Qui Roma – Room 514, un successo low cost
Una storia forte, pochi soldi in tasca ma la convinzione di potercela fare. La chiave per fare un film, è il coraggio. Almeno nell’esperienza di Sharon Bar-Ziv che, superati i quaranta, ha deciso di rischiare e realizzare un lungometraggio, Room 154. Come, lo ha spiegato ieri in occasione della proiezione del suo film al Pitigliani Kolno’a Film Festival di Roma. Protagonista dell’incontro “dal piccolo budget al grande schermo”, Bar-Ziv ha spiegato a un pubblico di esperti del settore e semplici curiosi, come produrre con meno di 15mila euro un risultato di ottimo livello. Almeno a giudicare dai tanti premi ricevuti dal suo Room 154, proiettato in trentacinque festival in giro per il mondo.
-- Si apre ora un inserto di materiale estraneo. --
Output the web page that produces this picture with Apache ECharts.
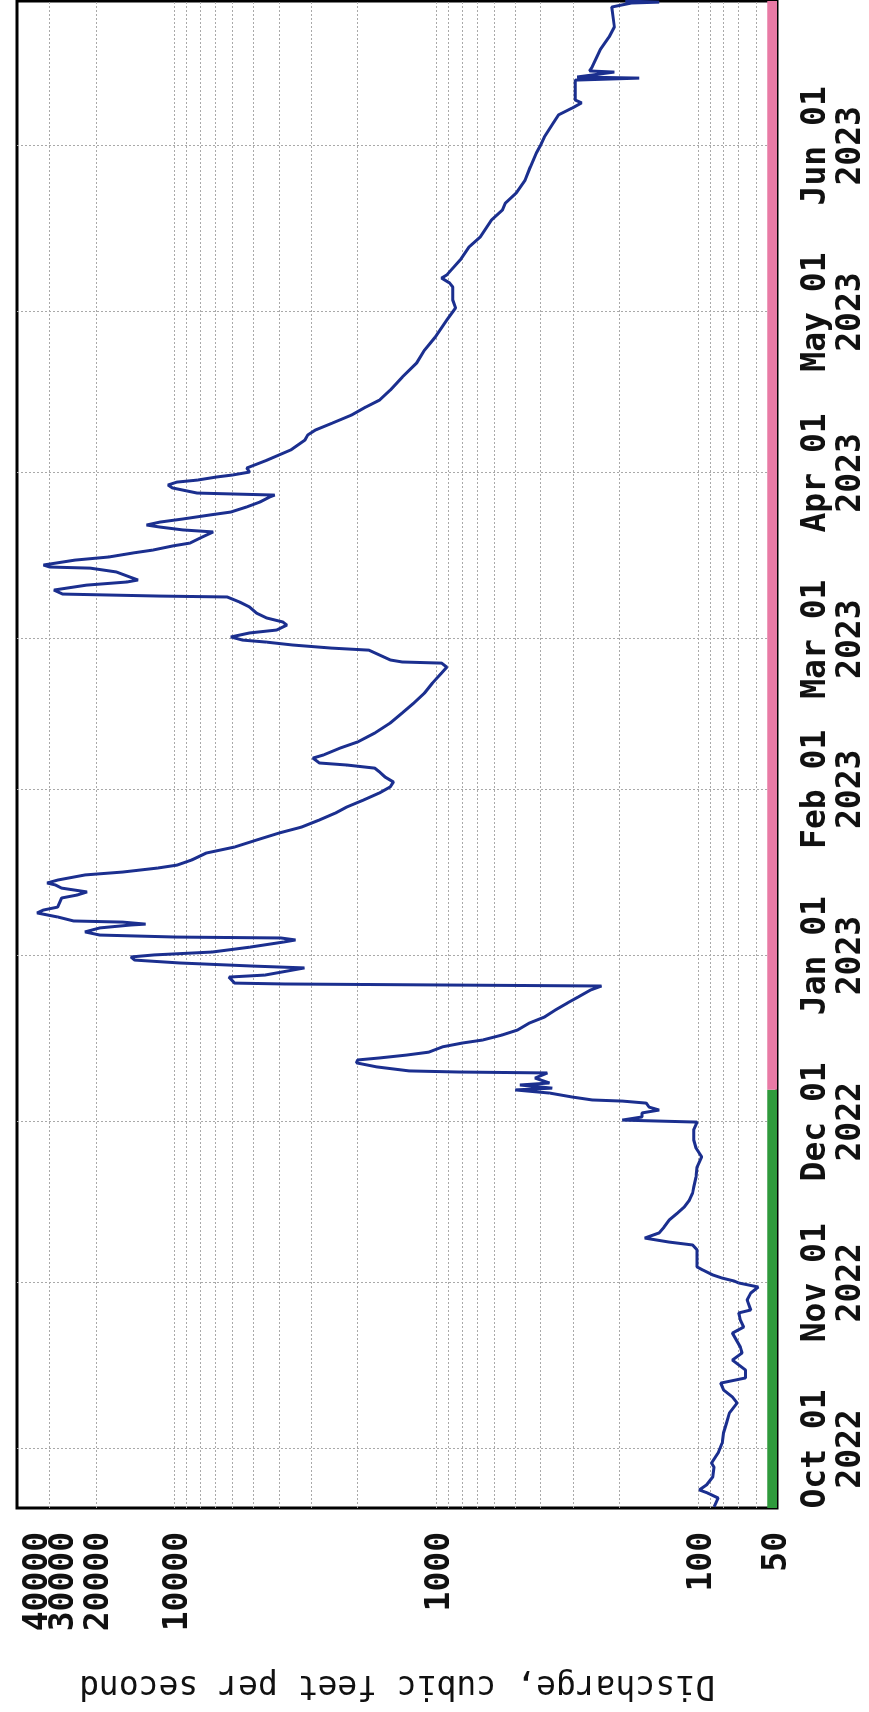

Tutto in una stanza. La storia narrata dal regista israeliano rimane per quasi la totalità del film rinchiusa in una stanza, la 154 dove avviene il confronto tra i vari personaggi. Cuore della vicenda, l’inchiesta interna di una giovane investigatrice dell’esercito israeliano nei confronti di un pluridecorato comandante di Tsahal, accusato da un compagno di reparto di violenze e abusi nei confronti di una famiglia araba. “L’ispirazione – spiega Bar-Ziv durante l’incontro moderato dal critico cinematografico Dan Muggia – mi è venuta guardando un giorno la tv con mia moglie. Tra le notizie del telegiornale mi colpì l’intervista a un giovane soldato israeliano. Quel ventenne stava coraggiosamente denunciando un sopruso di un suo superiore”. Da lì non solo l’idea del film ma anche la spinta a lanciarsi in una nuova avventura. “Non avevo le competenze da regista, ho fatto il sceneggiatore, lavorato nel mondo della pubblicità ma il mio sogno è sempre stato realizzare un film e quando ho visto il coraggio di quel ragazzo, ho aperto gli occhi”. Macinando filmografia, iscrittosi all’accademia del cinema, Bar-Ziv crea nella sua testa la sceneggiatura. “Prima di iniziare, il mio film era già praticamente pronto. Avevo tutto in mente ma pochi saldi in tasca”. Produttore, sceneggiatore, regista, tutto sulle sue spalle per abbattere i costi con quattro collaboratori, a lavorare sulla fotografia e sulle luci. Con gli attori, un accordo fondato più sulla fiducia che sulla retribuzione, visto il citato budget non esattamente faraonico.“Sono andato all’istituto per la promozione del cinema israeliano e ho detto ‘io farò questo film, con o senza finanziamenti’. Dopo qualche giorno mi chiamò il direttore, mettendo a disposizione quasi quindicimila euro”. Non servono i milioni né mesi di montaggio per fare un buon film, sembra sostenere e dimostrare il regista israeliano con il suo 154. “Per quel che mi riguarda, tutto ruotava attorno alla storia, di cui ero convinto e sapevo fosse forte. L’avevo elaborata a lungo, ripensata. Ho reinterpretato a mio modo il detto ‘devi aspettare vent’anni per poter fare una cosa in una notte’.